Request: Leave out the pictures, and quote exactly the lines running from the one with "Give me the matplotlib source for this chart." through the last line of the entries below.

Data supplied:
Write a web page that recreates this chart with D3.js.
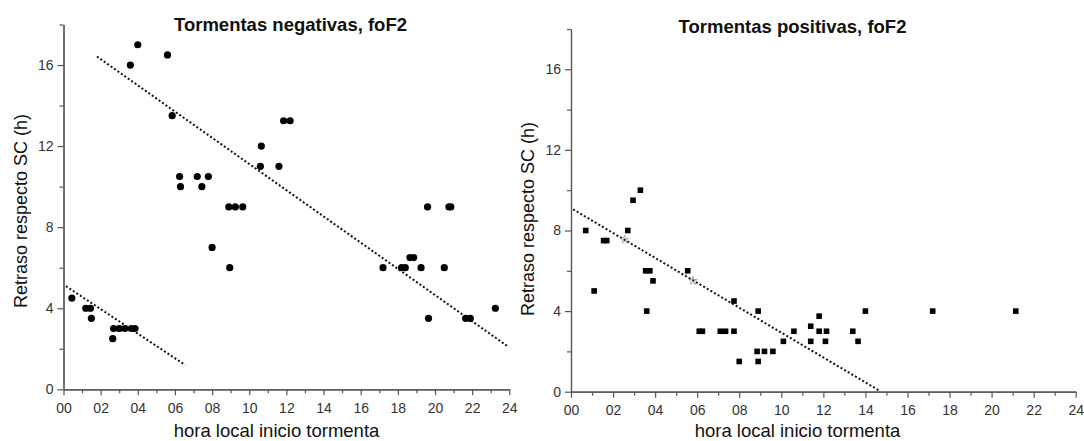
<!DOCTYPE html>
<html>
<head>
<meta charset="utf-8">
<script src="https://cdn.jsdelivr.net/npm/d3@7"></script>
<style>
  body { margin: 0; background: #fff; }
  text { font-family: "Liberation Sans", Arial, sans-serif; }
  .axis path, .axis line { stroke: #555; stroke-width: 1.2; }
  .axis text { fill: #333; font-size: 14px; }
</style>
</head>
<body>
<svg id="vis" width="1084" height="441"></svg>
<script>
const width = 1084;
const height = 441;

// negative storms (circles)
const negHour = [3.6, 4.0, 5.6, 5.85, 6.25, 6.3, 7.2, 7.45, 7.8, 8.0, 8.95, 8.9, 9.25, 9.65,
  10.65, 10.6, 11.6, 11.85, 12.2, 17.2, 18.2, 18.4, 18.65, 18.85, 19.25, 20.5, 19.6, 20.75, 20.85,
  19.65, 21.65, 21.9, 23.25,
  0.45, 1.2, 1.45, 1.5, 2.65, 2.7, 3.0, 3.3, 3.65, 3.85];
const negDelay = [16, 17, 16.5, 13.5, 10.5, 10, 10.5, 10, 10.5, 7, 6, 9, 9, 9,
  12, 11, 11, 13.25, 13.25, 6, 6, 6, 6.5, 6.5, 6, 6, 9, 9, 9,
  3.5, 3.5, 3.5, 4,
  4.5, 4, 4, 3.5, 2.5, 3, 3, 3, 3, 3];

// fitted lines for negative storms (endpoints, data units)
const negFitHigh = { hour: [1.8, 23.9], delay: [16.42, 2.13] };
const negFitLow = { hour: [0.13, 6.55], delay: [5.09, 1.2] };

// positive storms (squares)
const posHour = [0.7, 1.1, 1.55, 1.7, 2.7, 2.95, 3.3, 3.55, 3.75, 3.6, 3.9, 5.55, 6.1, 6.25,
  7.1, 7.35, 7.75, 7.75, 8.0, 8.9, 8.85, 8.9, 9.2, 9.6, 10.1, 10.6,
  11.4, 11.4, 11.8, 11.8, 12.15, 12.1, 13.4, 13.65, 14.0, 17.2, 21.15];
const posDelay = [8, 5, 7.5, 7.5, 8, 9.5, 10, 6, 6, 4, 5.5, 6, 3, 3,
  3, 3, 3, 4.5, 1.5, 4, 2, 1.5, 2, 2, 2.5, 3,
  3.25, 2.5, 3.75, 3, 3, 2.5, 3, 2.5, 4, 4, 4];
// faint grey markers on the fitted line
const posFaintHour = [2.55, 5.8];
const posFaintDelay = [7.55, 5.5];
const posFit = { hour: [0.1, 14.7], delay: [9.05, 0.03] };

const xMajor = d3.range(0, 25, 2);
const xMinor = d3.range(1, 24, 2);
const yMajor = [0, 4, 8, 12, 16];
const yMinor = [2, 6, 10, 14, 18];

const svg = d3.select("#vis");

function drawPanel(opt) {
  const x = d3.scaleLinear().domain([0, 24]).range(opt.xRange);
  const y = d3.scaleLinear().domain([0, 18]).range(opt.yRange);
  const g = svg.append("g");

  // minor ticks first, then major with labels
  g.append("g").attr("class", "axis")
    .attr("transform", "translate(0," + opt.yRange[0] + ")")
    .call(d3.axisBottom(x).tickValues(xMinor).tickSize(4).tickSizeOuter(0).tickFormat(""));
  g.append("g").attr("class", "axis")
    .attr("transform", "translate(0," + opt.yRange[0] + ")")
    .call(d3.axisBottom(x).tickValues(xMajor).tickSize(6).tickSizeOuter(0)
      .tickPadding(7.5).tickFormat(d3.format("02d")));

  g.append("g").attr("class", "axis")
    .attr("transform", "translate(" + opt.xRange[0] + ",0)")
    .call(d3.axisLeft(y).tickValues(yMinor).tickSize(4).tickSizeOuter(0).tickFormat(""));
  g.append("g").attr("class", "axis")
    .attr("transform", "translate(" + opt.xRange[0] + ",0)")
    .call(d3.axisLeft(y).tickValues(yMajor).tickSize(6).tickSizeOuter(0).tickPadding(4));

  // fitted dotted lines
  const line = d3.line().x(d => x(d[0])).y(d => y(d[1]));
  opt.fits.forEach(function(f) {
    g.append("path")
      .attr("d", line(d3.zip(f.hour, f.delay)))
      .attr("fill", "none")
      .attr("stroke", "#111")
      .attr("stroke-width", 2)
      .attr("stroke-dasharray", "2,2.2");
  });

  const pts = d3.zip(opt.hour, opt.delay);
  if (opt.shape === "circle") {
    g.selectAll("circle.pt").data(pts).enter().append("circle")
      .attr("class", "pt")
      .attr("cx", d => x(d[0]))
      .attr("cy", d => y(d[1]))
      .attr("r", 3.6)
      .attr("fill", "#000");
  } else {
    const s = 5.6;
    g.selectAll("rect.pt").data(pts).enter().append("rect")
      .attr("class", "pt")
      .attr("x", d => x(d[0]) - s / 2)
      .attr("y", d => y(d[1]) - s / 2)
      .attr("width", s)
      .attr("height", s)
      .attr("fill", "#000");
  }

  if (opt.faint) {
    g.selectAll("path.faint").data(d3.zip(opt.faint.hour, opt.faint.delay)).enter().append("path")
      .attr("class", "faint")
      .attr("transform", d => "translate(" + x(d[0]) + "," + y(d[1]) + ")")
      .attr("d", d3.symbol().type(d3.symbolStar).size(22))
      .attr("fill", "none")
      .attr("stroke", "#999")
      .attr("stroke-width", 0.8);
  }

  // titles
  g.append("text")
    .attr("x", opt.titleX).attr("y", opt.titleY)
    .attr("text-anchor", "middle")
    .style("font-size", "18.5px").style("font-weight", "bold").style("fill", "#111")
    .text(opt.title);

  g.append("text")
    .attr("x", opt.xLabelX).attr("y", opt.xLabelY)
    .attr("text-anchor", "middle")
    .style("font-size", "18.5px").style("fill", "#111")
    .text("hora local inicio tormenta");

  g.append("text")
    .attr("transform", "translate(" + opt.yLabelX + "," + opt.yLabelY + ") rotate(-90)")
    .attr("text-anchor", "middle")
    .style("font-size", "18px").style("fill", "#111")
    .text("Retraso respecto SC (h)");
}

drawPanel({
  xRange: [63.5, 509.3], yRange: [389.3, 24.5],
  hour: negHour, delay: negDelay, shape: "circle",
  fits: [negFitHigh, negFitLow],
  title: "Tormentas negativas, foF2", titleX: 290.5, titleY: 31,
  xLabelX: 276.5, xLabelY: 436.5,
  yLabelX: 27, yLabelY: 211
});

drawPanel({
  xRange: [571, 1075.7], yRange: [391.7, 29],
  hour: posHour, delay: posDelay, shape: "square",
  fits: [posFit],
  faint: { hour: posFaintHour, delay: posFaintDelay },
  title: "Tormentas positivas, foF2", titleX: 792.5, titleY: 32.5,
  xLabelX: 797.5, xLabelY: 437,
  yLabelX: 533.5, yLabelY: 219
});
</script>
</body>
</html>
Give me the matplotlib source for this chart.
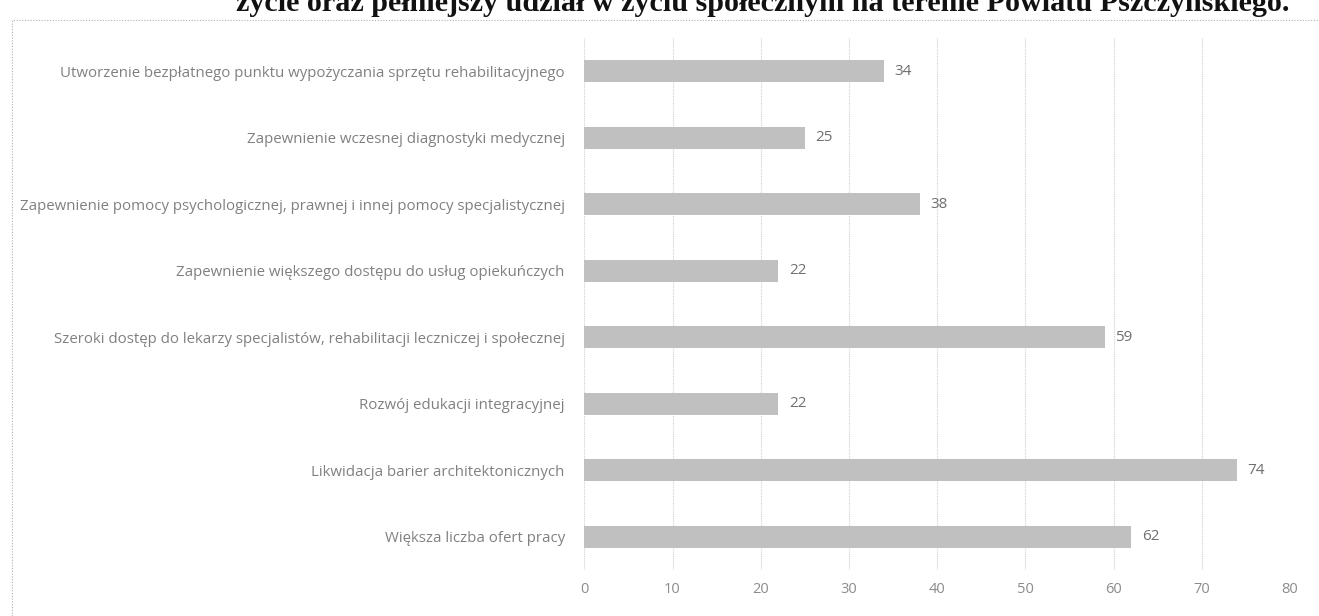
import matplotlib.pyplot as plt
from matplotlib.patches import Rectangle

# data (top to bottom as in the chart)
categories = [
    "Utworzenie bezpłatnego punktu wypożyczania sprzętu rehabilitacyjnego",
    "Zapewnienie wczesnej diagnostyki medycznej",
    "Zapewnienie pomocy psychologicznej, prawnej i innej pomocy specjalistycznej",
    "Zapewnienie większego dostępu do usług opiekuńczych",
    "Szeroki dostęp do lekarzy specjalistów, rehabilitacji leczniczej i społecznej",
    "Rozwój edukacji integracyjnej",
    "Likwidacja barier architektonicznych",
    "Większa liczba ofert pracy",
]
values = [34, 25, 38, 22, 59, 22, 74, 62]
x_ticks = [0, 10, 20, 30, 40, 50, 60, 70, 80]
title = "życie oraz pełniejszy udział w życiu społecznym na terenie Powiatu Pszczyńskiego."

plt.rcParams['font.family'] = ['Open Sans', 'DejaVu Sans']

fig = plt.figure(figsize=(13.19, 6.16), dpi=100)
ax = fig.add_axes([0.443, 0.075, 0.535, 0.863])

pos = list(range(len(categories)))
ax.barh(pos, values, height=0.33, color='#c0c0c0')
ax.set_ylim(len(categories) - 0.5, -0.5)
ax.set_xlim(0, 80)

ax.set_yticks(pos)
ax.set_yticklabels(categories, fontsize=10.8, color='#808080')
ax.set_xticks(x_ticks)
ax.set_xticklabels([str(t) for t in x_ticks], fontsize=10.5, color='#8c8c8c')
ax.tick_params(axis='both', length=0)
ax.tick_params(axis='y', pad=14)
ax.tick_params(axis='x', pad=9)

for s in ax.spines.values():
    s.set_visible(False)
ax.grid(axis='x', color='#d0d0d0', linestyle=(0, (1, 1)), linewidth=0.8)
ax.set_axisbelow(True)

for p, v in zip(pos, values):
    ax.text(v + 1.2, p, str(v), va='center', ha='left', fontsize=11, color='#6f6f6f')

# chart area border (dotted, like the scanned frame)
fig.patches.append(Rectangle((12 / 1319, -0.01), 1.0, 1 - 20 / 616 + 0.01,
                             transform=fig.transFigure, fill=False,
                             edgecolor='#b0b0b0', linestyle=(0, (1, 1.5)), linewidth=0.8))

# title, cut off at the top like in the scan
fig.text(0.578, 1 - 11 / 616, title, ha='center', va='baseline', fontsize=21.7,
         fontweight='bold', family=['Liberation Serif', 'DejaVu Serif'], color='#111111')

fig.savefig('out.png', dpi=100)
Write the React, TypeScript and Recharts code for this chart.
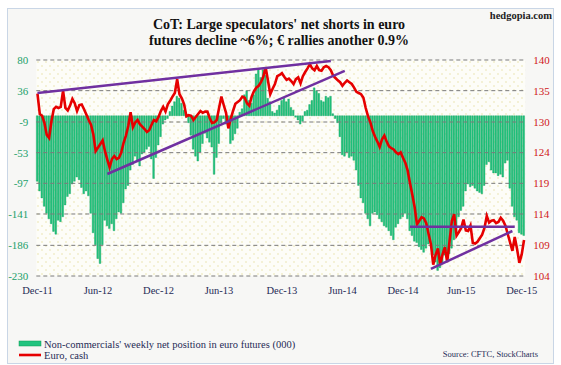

Output for this task:
Give me the matplotlib source for this chart.
import matplotlib.pyplot as plt
from matplotlib.patches import Rectangle

# data (top to bottom as in the chart)
categories = [
    "Utworzenie bezpłatnego punktu wypożyczania sprzętu rehabilitacyjnego",
    "Zapewnienie wczesnej diagnostyki medycznej",
    "Zapewnienie pomocy psychologicznej, prawnej i innej pomocy specjalistycznej",
    "Zapewnienie większego dostępu do usług opiekuńczych",
    "Szeroki dostęp do lekarzy specjalistów, rehabilitacji leczniczej i społecznej",
    "Rozwój edukacji integracyjnej",
    "Likwidacja barier architektonicznych",
    "Większa liczba ofert pracy",
]
values = [34, 25, 38, 22, 59, 22, 74, 62]
x_ticks = [0, 10, 20, 30, 40, 50, 60, 70, 80]
title = "życie oraz pełniejszy udział w życiu społecznym na terenie Powiatu Pszczyńskiego."

plt.rcParams['font.family'] = ['Open Sans', 'DejaVu Sans']

fig = plt.figure(figsize=(13.19, 6.16), dpi=100)
ax = fig.add_axes([0.443, 0.075, 0.535, 0.863])

pos = list(range(len(categories)))
ax.barh(pos, values, height=0.33, color='#c0c0c0')
ax.set_ylim(len(categories) - 0.5, -0.5)
ax.set_xlim(0, 80)

ax.set_yticks(pos)
ax.set_yticklabels(categories, fontsize=10.8, color='#808080')
ax.set_xticks(x_ticks)
ax.set_xticklabels([str(t) for t in x_ticks], fontsize=10.5, color='#8c8c8c')
ax.tick_params(axis='both', length=0)
ax.tick_params(axis='y', pad=14)
ax.tick_params(axis='x', pad=9)

for s in ax.spines.values():
    s.set_visible(False)
ax.grid(axis='x', color='#d0d0d0', linestyle=(0, (1, 1)), linewidth=0.8)
ax.set_axisbelow(True)

for p, v in zip(pos, values):
    ax.text(v + 1.2, p, str(v), va='center', ha='left', fontsize=11, color='#6f6f6f')

# chart area border (dotted, like the scanned frame)
fig.patches.append(Rectangle((12 / 1319, -0.01), 1.0, 1 - 20 / 616 + 0.01,
                             transform=fig.transFigure, fill=False,
                             edgecolor='#b0b0b0', linestyle=(0, (1, 1.5)), linewidth=0.8))

# title, cut off at the top like in the scan
fig.text(0.578, 1 - 11 / 616, title, ha='center', va='baseline', fontsize=21.7,
         fontweight='bold', family=['Liberation Serif', 'DejaVu Serif'], color='#111111')

fig.savefig('out.png', dpi=100)
Write the React, TypeScript and Recharts code for this chart.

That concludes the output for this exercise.